The questions that tend to cut through are practical ones: What does doing this role well actually look like? What preparation is expected before each meeting? Where does oversight end and management begin? And what happens when someone isn't fulfilling what's expected of them?

PwC's 2025 survey found that 93% of executives believe at least one board director should be replaced (PwC, 2025). That figure is striking, but worth reading carefully. Director replacement solves a composition problem. It doesn't solve a clarity problem. In many cases, the same dysfunction would repeat with different people in the same undefined roles.

The more durable move is a role conversation: explicit, documented, and specific enough that everyone in the governance structure knows what they're being held to and why. In our work with CEO governance structures, the moment role requirements move from implied to written is often when something shifts. Not because the writing is magic, but because the conversation required to produce it forces a precision that didn't exist before.

These are the leadership structures that hold when the room becomes adversarial.

3Peak Wisdom

Governance creates value when roles are clear, expectations are documented, and everyone knows what preparation looks like. Without that foundation, even well-intentioned people struggle to contribute effectively.
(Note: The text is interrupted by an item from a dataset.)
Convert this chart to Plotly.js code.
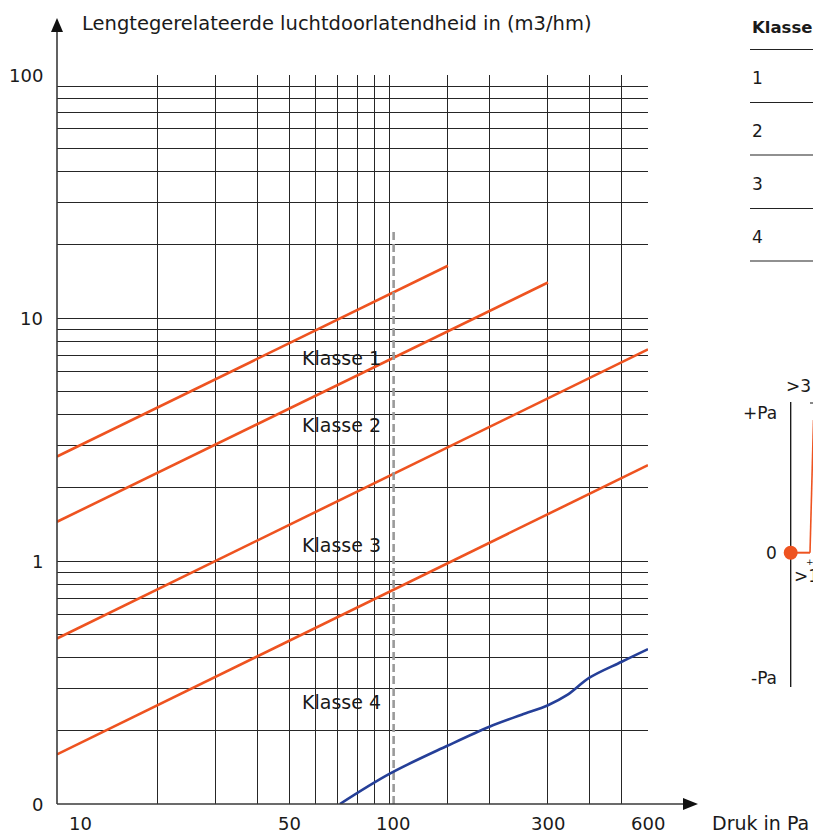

When CEOs clarify what governance roles require, not just titles but actual responsibilities, the structure starts to function as intended. Tension decreases. Momentum returns.
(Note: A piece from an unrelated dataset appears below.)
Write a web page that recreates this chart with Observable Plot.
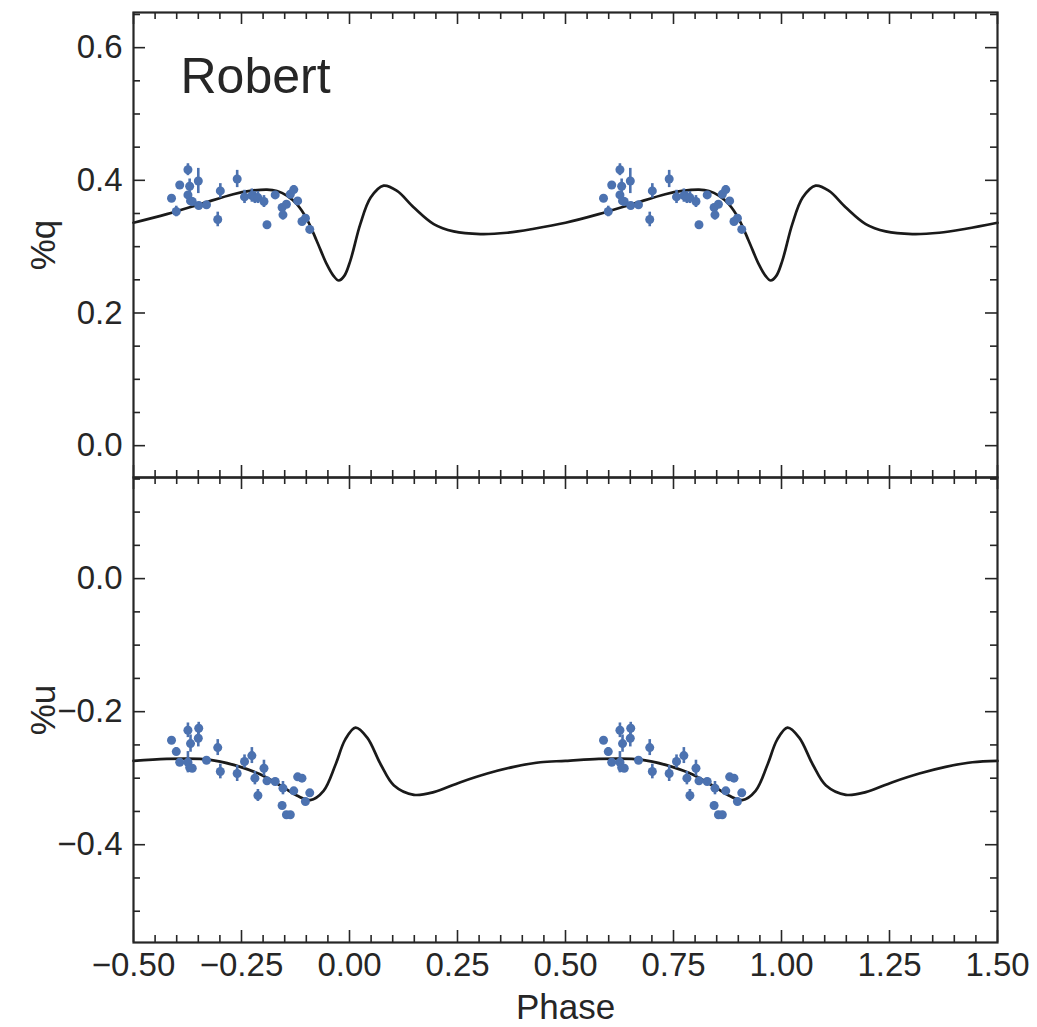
<!DOCTYPE html>
<html>
<head>
<meta charset="utf-8">
<script src="https://cdn.jsdelivr.net/npm/d3@7"></script>
<script src="https://cdn.jsdelivr.net/npm/@observablehq/plot@0.6"></script>
<style>
  html, body { margin: 0; padding: 0; background: #fff; }
  #wrap { position: relative; width: 1037px; height: 1027px; }
  #wrap svg { position: absolute; left: 0; overflow: visible; }
</style>
</head>
<body>
<div id="wrap"></div>
<script>
// ---- observed data (one cycle; shown twice, at phase and phase + 1) ----
const phase = [-0.412,-0.401,-0.393,-0.374,-0.374,-0.370,-0.368,-0.364,-0.350,-0.349,-0.331,-0.305,-0.299,-0.260,-0.243,-0.226,-0.219,-0.212,-0.198,-0.191,-0.172,-0.156,-0.154,-0.146,-0.137,-0.129,-0.120,-0.110,-0.102,-0.092];
const qObs  = [0.373,0.353,0.393,0.416,0.378,0.391,0.369,0.368,0.399,0.362,0.363,0.341,0.384,0.402,0.375,0.377,0.374,0.374,0.368,0.333,0.378,0.359,0.348,0.364,0.379,0.386,0.369,0.338,0.343,0.326];
const qErr  = [0.004,0.008,0.004,0.009,0.005,0.011,0.005,0.005,0.019,0.005,0.005,0.011,0.011,0.013,0.010,0.010,0.009,0.009,0.009,0.005,0.005,0.005,0.008,0.005,0.006,0.006,0.005,0.005,0.005,0.005];
const uObs  = [-0.243,-0.260,-0.276,-0.276,-0.228,-0.284,-0.248,-0.285,-0.240,-0.225,-0.273,-0.254,-0.290,-0.293,-0.275,-0.266,-0.300,-0.326,-0.285,-0.304,-0.305,-0.341,-0.315,-0.355,-0.355,-0.319,-0.298,-0.300,-0.335,-0.322];
const uErr  = [0.004,0.006,0.005,0.016,0.011,0.005,0.013,0.005,0.013,0.009,0.005,0.012,0.011,0.012,0.010,0.012,0.010,0.009,0.012,0.005,0.005,0.005,0.010,0.005,0.005,0.005,0.005,0.005,0.005,0.005];

// ---- model curves (one cycle) ----
const qModelPhase = [-0.5,-0.423,-0.346,-0.269,-0.230,-0.191,-0.168,-0.145,-0.122,-0.099,-0.076,-0.053,-0.037,-0.025,-0.012,0.002,0.025,0.049,0.079,0.110,0.149,0.195,0.241,0.303,0.365,0.427];
const qModel      = [0.336,0.349,0.364,0.379,0.384,0.386,0.384,0.377,0.364,0.342,0.309,0.274,0.256,0.249,0.256,0.279,0.334,0.374,0.392,0.384,0.359,0.334,0.323,0.319,0.321,0.327];
const uModelPhase = [-0.5,-0.423,-0.346,-0.299,-0.253,-0.207,-0.160,-0.122,-0.091,-0.060,-0.032,-0.010,0.014,0.041,0.072,0.103,0.149,0.195,0.257,0.319,0.380,0.442];
const uModel      = [-0.274,-0.271,-0.271,-0.275,-0.283,-0.294,-0.311,-0.326,-0.333,-0.319,-0.279,-0.242,-0.224,-0.239,-0.279,-0.311,-0.325,-0.321,-0.306,-0.293,-0.283,-0.276];

// ---- ticks ----
const xMajor = [-0.5,-0.25,0,0.25,0.5,0.75,1.0,1.25,1.5];
const xMinor = [-0.45,-0.4,-0.35,-0.3,-0.2,-0.15,-0.1,-0.05,0.05,0.1,0.15,0.2,0.3,0.35,0.4,0.45,0.55,0.6,0.65,0.7,0.8,0.85,0.9,0.95,1.05,1.1,1.15,1.2,1.3,1.35,1.4,1.45];
const qMajor = [0.0,0.2,0.4,0.6];
const qMinor = [-0.05,0.05,0.1,0.15,0.25,0.3,0.35,0.45,0.5,0.55,0.65];
const uMajor = [-0.4,-0.2,0.0];
const uMinor = [-0.5,-0.45,-0.35,-0.3,-0.25,-0.15,-0.1,-0.05,0.05,0.1,0.15];

// observations repeat each cycle; model repeats each cycle (closing point at phase 1.5)
const cycles = [0, 1];
const obs = cycles.flatMap(c => phase.map((p, i) => ({p: p + c, q: qObs[i], qe: qErr[i], u: uObs[i], ue: uErr[i]})));
const qCurve = [...cycles.flatMap(c => qModelPhase.map((p, i) => ({p: p + c, v: qModel[i]}))), {p: qModelPhase[0] + 2, v: qModel[0]}];
const uCurve = [...cycles.flatMap(c => uModelPhase.map((p, i) => ({p: p + c, v: uModel[i]}))), {p: uModelPhase[0] + 2, v: uModel[0]}];

const INK = "#262626", BLUE = "#4C72B0", LINE = "#1a1a1a";
const FONT = "'Liberation Sans', Arial, Helvetica, sans-serif";
const W = 1037, FW = 864, FH = 465, MAJ = 12, MIN = 7;
const TICKFS = 33, LABELFS = 35;

function tickMarks(yMajor, yMinor) {
  const o = {stroke: INK, strokeWidth: 1.6};
  return [
    Plot.tickX(xMajor, {x: d => d, insetBottom: FH - MAJ, ...o}),
    Plot.tickX(xMajor, {x: d => d, insetTop: FH - MAJ, ...o}),
    Plot.tickX(xMinor, {x: d => d, insetBottom: FH - MIN, ...o}),
    Plot.tickX(xMinor, {x: d => d, insetTop: FH - MIN, ...o}),
    Plot.tickY(yMajor, {y: d => d, insetRight: FW - MAJ, ...o}),
    Plot.tickY(yMajor, {y: d => d, insetLeft: FW - MAJ, ...o}),
    Plot.tickY(yMinor, {y: d => d, insetRight: FW - MIN, ...o}),
    Plot.tickY(yMinor, {y: d => d, insetLeft: FW - MIN, ...o})
  ];
}

const yFmt = d3.format(".1f"), xFmt = d3.format(".2f");

const topPlot = Plot.plot({
  width: W, height: 478,
  marginLeft: 133, marginRight: 40, marginTop: 12, marginBottom: 1,
  style: {fontFamily: FONT, fontSize: "30px", color: INK, background: "transparent"},
  x: {domain: [-0.5, 1.5], axis: null},
  y: {domain: [-0.048, 0.653], axis: null},
  marks: [
    Plot.line(qCurve, {x: "p", y: "v", curve: "catmull-rom", stroke: LINE, strokeWidth: 2.7}),
    Plot.ruleX(obs, {x: "p", y1: d => d.q - d.qe, y2: d => d.q + d.qe, stroke: BLUE, strokeWidth: 2.6}),
    Plot.dot(obs, {x: "p", y: "q", r: 4.5, fill: BLUE}),
    ...tickMarks(qMajor, qMinor),
    Plot.frame({stroke: INK, strokeWidth: 2.2}),
    Plot.text(qMajor, {y: d => d, frameAnchor: "left", dx: -11, textAnchor: "end", lineAnchor: "middle", text: d => yFmt(d), fill: INK, fontSize: TICKFS}),
    Plot.text(["%q"], {frameAnchor: "left", dx: -90, rotate: -90, textAnchor: "middle", lineAnchor: "middle", text: d => d, fill: INK, fontSize: LABELFS}),
    Plot.text(["Robert"], {frameAnchor: "top-left", dx: 47, dy: 64, textAnchor: "start", lineAnchor: "middle", text: d => d, fill: INK, fontSize: 50})
  ]
});
topPlot.style.top = "0px";

const bottomPlot = Plot.plot({
  width: W, height: 551,
  marginLeft: 133, marginRight: 40, marginTop: 1, marginBottom: 85,
  style: {fontFamily: FONT, fontSize: "30px", color: INK, background: "transparent"},
  x: {domain: [-0.5, 1.5], axis: null},
  y: {domain: [-0.547, 0.152], axis: null},
  marks: [
    Plot.line(uCurve, {x: "p", y: "v", curve: "catmull-rom", stroke: LINE, strokeWidth: 2.7}),
    Plot.ruleX(obs, {x: "p", y1: d => d.u - d.ue, y2: d => d.u + d.ue, stroke: BLUE, strokeWidth: 2.6}),
    Plot.dot(obs, {x: "p", y: "u", r: 4.5, fill: BLUE}),
    ...tickMarks(uMajor, uMinor),
    Plot.frame({stroke: INK, strokeWidth: 2.2}),
    Plot.text(uMajor, {y: d => d, frameAnchor: "left", dx: -11, textAnchor: "end", lineAnchor: "middle", text: d => yFmt(d), fill: INK, fontSize: TICKFS}),
    Plot.text(xMajor, {x: d => d, frameAnchor: "bottom", dy: 10, textAnchor: "middle", lineAnchor: "top", text: d => xFmt(d), fill: INK, fontSize: TICKFS}),
    Plot.text(["%u"], {frameAnchor: "left", dx: -90, rotate: -90, textAnchor: "middle", lineAnchor: "middle", text: d => d, fill: INK, fontSize: LABELFS}),
    Plot.text(["Phase"], {frameAnchor: "bottom", dy: 65, textAnchor: "middle", lineAnchor: "middle", text: d => d, fill: INK, fontSize: LABELFS})
  ]
});
bottomPlot.style.top = "476px";

document.getElementById("wrap").append(topPlot, bottomPlot);
</script>
</body>
</html>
What would change if everyone in your governance structure knew exactly what work their role required?

Pull quote from When Your Board Becomes A Battleground The meetings happen. The agenda items are covered. But nothing sharpens. " The meetings happen. The agenda items are covered. But nothing sharpens. 3PEAK GROUP

Frequently Asked Questions

How do you know whether the problem is structure or people?

A useful test: if you replaced every person in the governance structure but kept the same role definitions, would the dysfunction repeat? If the answer is probably yes, the problem is structural, not personal. Most governance breakdowns are structural. The behaviors that look like personality issues are usually people filling the gaps left by unclear expectations.

What does role clarity actually mean in practice?

More than titles and reporting lines. Role clarity means each person in the governance structure can answer: what decisions am I authorized to make, what questions am I expected to bring, what does prepared look like before I walk in, and what happens if I don't fulfill what's expected? When those questions don't have specific answers, the role is ambiguous regardless of what it says on paper.

Isn't bringing in new board members the obvious fix when governance breaks down?

Sometimes, yes. If the board lacks specific expertise or has persistent relationship dysfunction, composition changes can help. But PwC's research found that 93% of executives want at least one director replaced. That's real frustration. It's also worth asking: would the dysfunction disappear with different people in the same unclear roles? In most cases, probably not.

How long does it typically take to reset a governance structure?

The structural work, documenting expectations, establishing meeting norms, clarifying decision rights, can often be done in a focused four-to-eight week effort. The behavioral changes take longer, usually two to four governance cycles before new habits embed. The mistake is thinking the documentation is the destination. It's the starting point.

Can a CEO drive this change, or does it need to come from the board chair?

Both have to be willing. The CEO is often best placed to name the problem, because they feel the dysfunction most directly. But the board chair has to own the solution, because governance reform requires board buy-in to hold. A CEO who tries to drive this without the chair as a genuine partner usually runs into resistance that stalls it well before anything changes.